De culto: José María Arguedas
Por: Alan Suárez Ortiz
alan.suarez.ortiz@gmail.com
La tierra
José María Arguedas jamás olvidaría las palpitaciones de la tierra que sostuvo sus pasos. El escritor nació el 18 de enero de 1911 en Andahuaylas, Perú. Ese territorio andino sería el primer potenciador de su sensibilidad y, acaso, de su destino. Cuando José tenía tres años fallece su madre. Dos años después, su padre Manuel —abogado itinerante de oficio— contrae matrimonio con Grimanesa Aragón, una hacendada de San Juan de Lucanas. Manuel emigra a la hacienda con sus hijos José y Arístides. Por la naturaleza de su trabajo, el padre los visita esporádicamente. Desdeñado por su madrastra, José María se pasa la semana conviviendo en la cocina con los indios quechua, los sirvientes de la gran hacienda. Con ellos crece, se educa y, compartiendo sus costumbres, desarrolla una relación orgánica con la tierra, lo que hace florecer el germen de su literatura.
En su novela Los ríos profundos está cifrado el testimonio de una forma religiosa de vivir en el mundo. El libro relata un año de la vida de Ernesto, internado en un colegio católico en Abancay. El trato con los chicos es la primera confirmación en la vida del protagonista: el hombre es despiadado. Ernesto se refugia en sus recuerdos, cuando pasea por ciudades del Perú —como el mismo Arguedas lo hizo por años— acompañando a su padre antes de caer en casa de la madrastra. Al describir el caudal del río Pachachaca, Ernesto reconoce la forma y la materia de su sangre. La novela, en particular, es una clave para sentir las vibraciones de la obra de Arguedas en general. Los ríos cantan entre los valles, asciende la música de su corriente a través de las moreras, y recoge los rumores de sus aguas una torcaza esquiva.
En sus descripciones, Arguedas no realiza un simple acto de erudición ni escribe motivado por una nostalgia antropológica; su experiencia fue la del hombre que se incorpora a la esencia del mundo. La de aquel que asiste todos los días al mercado local y conoce las yerbas para condimentar o imprimir olor al alimento; la del paseante que sabe distinguir el trueno del ficus por la frescura que halla en sus sombras. Y así como la tierra es un manjar de frutos y sensaciones, entre sus certezas también se encuentra la de la muerte. Arguedas viviría perseguido por esa realidad perenne. Escribió en uno de sus diarios: “No tengo miedo a la muerte misma, sino a la manera de encontrarla”.
El vértigo de la realidad le otorgó una visión aguda del hombre y la naturaleza, algo que siempre se comprueba en cada página de su obra ingente.
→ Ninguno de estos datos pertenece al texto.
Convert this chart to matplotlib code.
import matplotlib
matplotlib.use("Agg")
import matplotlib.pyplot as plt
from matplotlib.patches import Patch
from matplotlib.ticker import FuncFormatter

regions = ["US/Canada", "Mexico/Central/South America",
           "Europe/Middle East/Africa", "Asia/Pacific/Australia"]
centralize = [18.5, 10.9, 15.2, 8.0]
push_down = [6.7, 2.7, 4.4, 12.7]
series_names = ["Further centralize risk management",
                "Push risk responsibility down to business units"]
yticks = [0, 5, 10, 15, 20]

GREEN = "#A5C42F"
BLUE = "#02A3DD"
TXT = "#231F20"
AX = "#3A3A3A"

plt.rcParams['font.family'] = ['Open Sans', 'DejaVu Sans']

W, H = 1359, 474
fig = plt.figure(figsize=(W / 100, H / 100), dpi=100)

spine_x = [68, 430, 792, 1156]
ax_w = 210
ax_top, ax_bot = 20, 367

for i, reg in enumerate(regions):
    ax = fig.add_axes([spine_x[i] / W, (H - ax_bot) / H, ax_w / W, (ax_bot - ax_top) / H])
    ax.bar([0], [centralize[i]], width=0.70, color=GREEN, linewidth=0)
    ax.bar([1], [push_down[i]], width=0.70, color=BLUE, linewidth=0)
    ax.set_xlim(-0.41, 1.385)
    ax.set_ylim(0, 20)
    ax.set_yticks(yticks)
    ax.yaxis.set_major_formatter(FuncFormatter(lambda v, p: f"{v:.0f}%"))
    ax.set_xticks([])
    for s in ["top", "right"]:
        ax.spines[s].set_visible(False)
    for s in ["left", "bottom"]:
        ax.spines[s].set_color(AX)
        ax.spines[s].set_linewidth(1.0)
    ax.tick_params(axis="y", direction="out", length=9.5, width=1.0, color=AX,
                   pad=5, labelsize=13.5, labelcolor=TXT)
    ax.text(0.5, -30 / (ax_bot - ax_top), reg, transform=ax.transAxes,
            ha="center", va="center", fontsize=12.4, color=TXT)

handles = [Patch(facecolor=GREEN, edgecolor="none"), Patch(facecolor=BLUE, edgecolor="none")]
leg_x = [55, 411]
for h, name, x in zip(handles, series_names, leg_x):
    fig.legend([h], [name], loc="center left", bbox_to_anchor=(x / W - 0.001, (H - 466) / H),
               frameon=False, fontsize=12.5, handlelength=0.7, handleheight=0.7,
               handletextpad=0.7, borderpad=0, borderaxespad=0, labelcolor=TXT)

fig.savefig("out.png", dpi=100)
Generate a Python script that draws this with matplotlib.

Arguedas no resistió la tormenta de sus pasiones y, finalmente, colocó una bala en su cabeza el 28 de noviembre de 1969. Murió cinco días más tarde. Nos queda la complicidad de sus páginas, la brillante visión de Ernesto: “Mi corazón sangraba a torrentes. Una sangre dichosa, que se derramaba libremente en aquel hermoso día en que la muerte, si llegaba, habría sido transfigurada, convertida en triunfal estrella”.